India’s Income Tax Act of 1961 stands replaced by the Income Tax Act of 2025, effective April 1, 2026. The changes span terminology, filing deadlines, perquisites, investment taxation, and foreign remittances. Here is what your business or personal tax position needs to account for.
Terminology
“Financial Year” and “Assessment Year” have been replaced by a single term – “Tax Year.” A structural change, but one that affects all filings and communications going forward.
Filing Deadlines
- Salaried individuals (ITR-1 & ITR-2): July 31 – unchanged
- Non-audit cases (ITR-3 & ITR-4): Extended to August 31
- Revised returns: Deadline extended from December 31 to March 31, though filing after December 31 attracts additional fees
Perquisites and Allowances – Significant Updates
Several long-overdue revisions here:
- Meal cards: Tax-free limit raised to Rs 200 per meal, up from Rs 50
- Gift vouchers: Annual exemption raised to Rs 15,000 per employee, up from Rs 5,000 – applicable under both regimes
- Children’s education allowance: Rs 3,000 per month per child, up from Rs 100
- Hostel allowance: Rs 9,000 per month, up from Rs 300
- Company cars: Perquisite value revised to Rs 8,000/month (up to 1.6L engine) and Rs 10,000/month (above 1.6L); driver perquisite at Rs 3,000/month
These are meaningful changes for salary structuring conversations with your employer clients.
HRA
Tighter compliance requirements.
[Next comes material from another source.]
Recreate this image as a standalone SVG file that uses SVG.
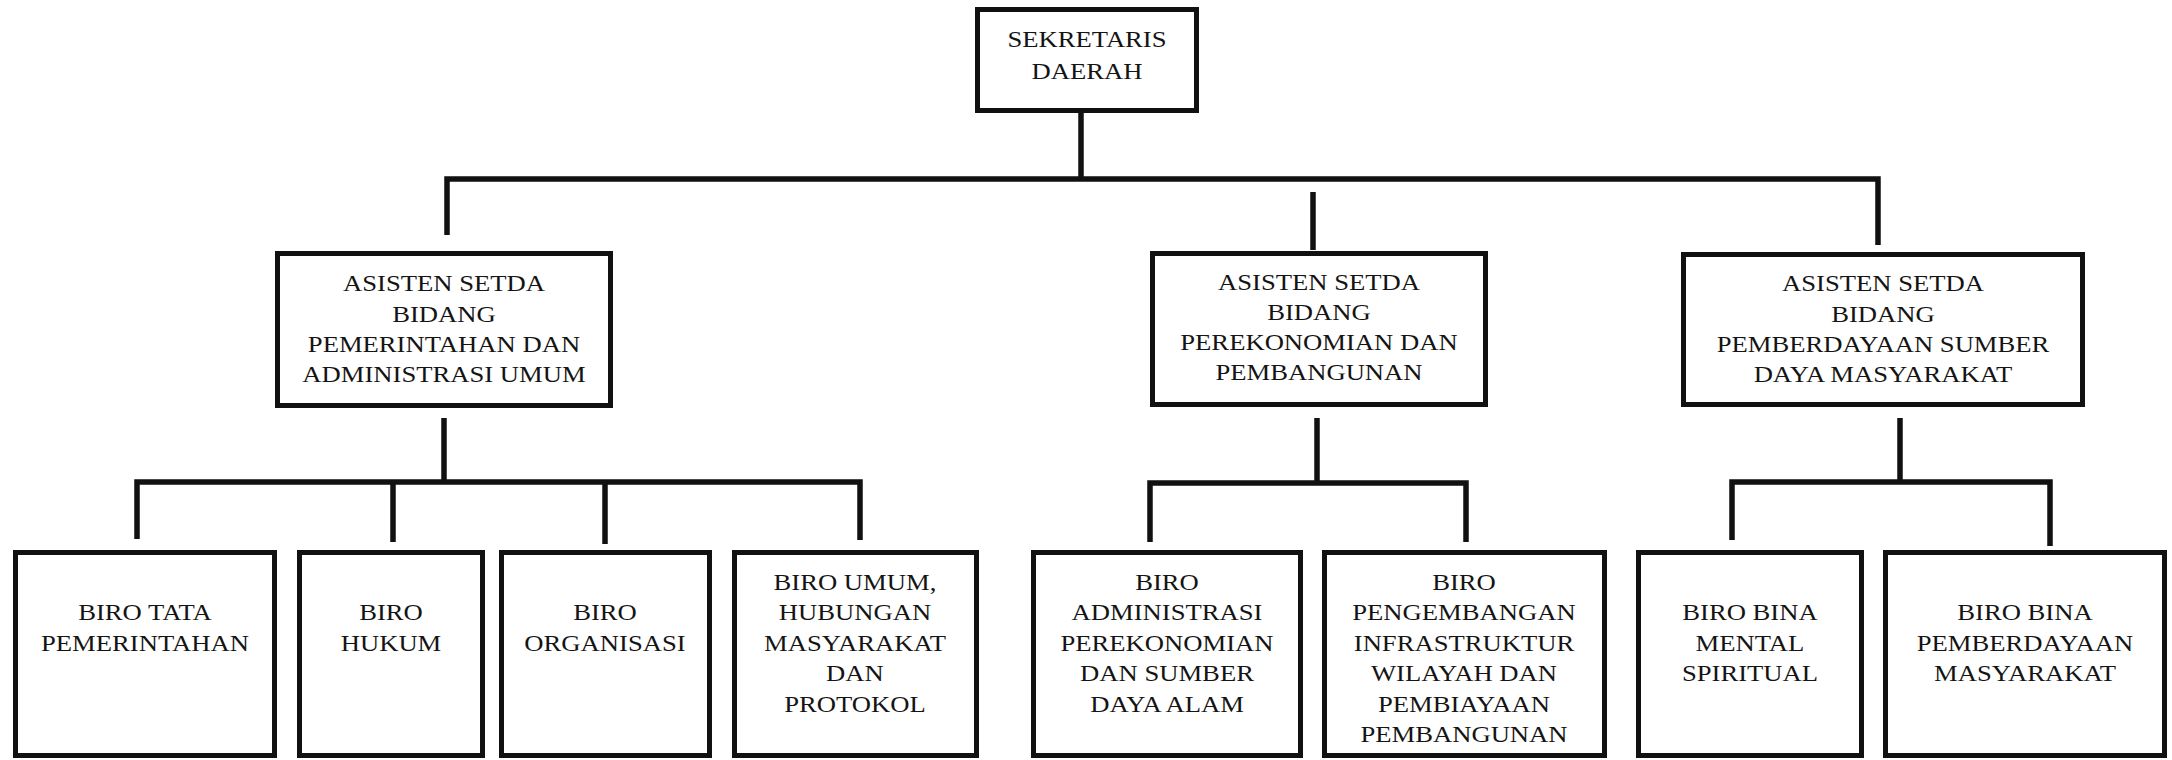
<svg xmlns="http://www.w3.org/2000/svg" width="2172" height="760" viewBox="0 0 2172 760">
  <style>
    .box { fill: #ffffff; stroke: #111111; stroke-width: 5; }
    .conn { fill: none; stroke: #111111; stroke-width: 5.5; stroke-linecap: butt; stroke-linejoin: miter; }
    .t { font-family: "Liberation Serif", "Times New Roman", serif; font-size: 24px; fill: #141414; text-anchor: middle;
         transform-box: fill-box; transform-origin: center; transform: scaleX(1.11); }
  </style>
  <rect x="0" y="0" width="2172" height="760" fill="#ffffff"/>

  <g id="connectors">
    <!-- top level -->
    <line class="conn" x1="1081" y1="111" x2="1081" y2="180"/>
    <path class="conn" d="M447,235 V179 H1878 V245"/>
    <line class="conn" x1="1313" y1="192" x2="1313" y2="250"/>
    <!-- left group -->
    <line class="conn" x1="444" y1="418" x2="444" y2="482"/>
    <path class="conn" d="M137,539 V482 H860 V540"/>
    <line class="conn" x1="393" y1="482" x2="393" y2="542"/>
    <line class="conn" x1="605" y1="482" x2="605" y2="544"/>
    <!-- middle group -->
    <line class="conn" x1="1317" y1="418" x2="1317" y2="483"/>
    <path class="conn" d="M1150,542 V483 H1466 V542"/>
    <!-- right group -->
    <line class="conn" x1="1900" y1="418" x2="1900" y2="482"/>
    <path class="conn" d="M1732,540 V482 H2050 V546"/>
  </g>

  <g id="sekretaris-daerah">
    <rect class="box" x="977.5" y="9.5" width="219" height="101"/>
    <text class="t"><tspan x="1087" y="47">SEKRETARIS</tspan><tspan x="1087" y="79">DAERAH</tspan></text>
  </g>

  <g id="asisten-pemerintahan">
    <rect class="box" x="277.5" y="253.5" width="333" height="152"/>
    <text class="t"><tspan x="444" y="291">ASISTEN SETDA</tspan><tspan x="444" y="322">BIDANG</tspan><tspan x="444" y="352">PEMERINTAHAN DAN</tspan><tspan x="444" y="382">ADMINISTRASI UMUM</tspan></text>
  </g>

  <g id="asisten-perekonomian">
    <rect class="box" x="1152.5" y="253.5" width="333" height="151"/>
    <text class="t"><tspan x="1319" y="290">ASISTEN SETDA</tspan><tspan x="1319" y="320">BIDANG</tspan><tspan x="1319" y="350">PEREKONOMIAN DAN</tspan><tspan x="1319" y="380">PEMBANGUNAN</tspan></text>
  </g>

  <g id="asisten-pemberdayaan">
    <rect class="box" x="1683.5" y="254.5" width="399" height="150"/>
    <text class="t"><tspan x="1883" y="291">ASISTEN SETDA</tspan><tspan x="1883" y="322">BIDANG</tspan><tspan x="1883" y="352">PEMBERDAYAAN SUMBER</tspan><tspan x="1883" y="382">DAYA MASYARAKAT</tspan></text>
  </g>

  <g id="biro-tata-pemerintahan">
    <rect class="box" x="15.5" y="552.5" width="259" height="203"/>
    <text class="t"><tspan x="145" y="620">BIRO TATA</tspan><tspan x="145" y="651">PEMERINTAHAN</tspan></text>
  </g>

  <g id="biro-hukum">
    <rect class="box" x="299.5" y="552.5" width="183" height="203"/>
    <text class="t"><tspan x="391" y="620">BIRO</tspan><tspan x="391" y="651">HUKUM</tspan></text>
  </g>

  <g id="biro-organisasi">
    <rect class="box" x="501.5" y="552.5" width="208" height="203"/>
    <text class="t"><tspan x="605" y="620">BIRO</tspan><tspan x="605" y="651">ORGANISASI</tspan></text>
  </g>

  <g id="biro-umum">
    <rect class="box" x="734.5" y="552.5" width="242" height="203"/>
    <text class="t"><tspan x="855" y="590">BIRO UMUM,</tspan><tspan x="855" y="620.5">HUBUNGAN</tspan><tspan x="855" y="651">MASYARAKAT</tspan><tspan x="855" y="681.5">DAN</tspan><tspan x="855" y="712">PROTOKOL</tspan></text>
  </g>

  <g id="biro-administrasi-perekonomian">
    <rect class="box" x="1033.5" y="552.5" width="267" height="203"/>
    <text class="t"><tspan x="1167" y="590">BIRO</tspan><tspan x="1167" y="620.5">ADMINISTRASI</tspan><tspan x="1167" y="651">PEREKONOMIAN</tspan><tspan x="1167" y="681.5">DAN SUMBER</tspan><tspan x="1167" y="712">DAYA ALAM</tspan></text>
  </g>

  <g id="biro-pengembangan-infrastruktur">
    <rect class="box" x="1324.5" y="552.5" width="280" height="203"/>
    <text class="t"><tspan x="1464" y="590">BIRO</tspan><tspan x="1464" y="620.5">PENGEMBANGAN</tspan><tspan x="1464" y="651">INFRASTRUKTUR</tspan><tspan x="1464" y="681.5">WILAYAH DAN</tspan><tspan x="1464" y="712">PEMBIAYAAN</tspan><tspan x="1464" y="742.5">PEMBANGUNAN</tspan></text>
  </g>

  <g id="biro-bina-mental-spiritual">
    <rect class="box" x="1638.5" y="552.5" width="223" height="203"/>
    <text class="t"><tspan x="1750" y="620">BIRO BINA</tspan><tspan x="1750" y="651">MENTAL</tspan><tspan x="1750" y="681">SPIRITUAL</tspan></text>
  </g>

  <g id="biro-bina-pemberdayaan-masyarakat">
    <rect class="box" x="1885.5" y="552.5" width="279" height="203"/>
    <text class="t"><tspan x="2025" y="620">BIRO BINA</tspan><tspan x="2025" y="651">PEMBERDAYAAN</tspan><tspan x="2025" y="681">MASYARAKAT</tspan></text>
  </g>
</svg>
Landlord PAN submission is now mandatory in certain cases, along with valid rent proof. The list of cities eligible for the 50% HRA exemption now includes Bengaluru, Hyderabad, Pune, and Ahmedabad, in addition to the existing metros.
Investment Taxation
Stock buybacks – treatment has shifted from deemed dividend (taxed at slab rates) to capital gains. Effective tax rates now vary: roughly 30% for individual promoters, 22% for corporate promoters, and STCG or LTCG rates for retail investors depending on holding period.
Sovereign Gold Bonds – tax exemption on redemption now applies only to bonds purchased at original issuance. Secondary market purchases will be subject to capital gains tax at redemption.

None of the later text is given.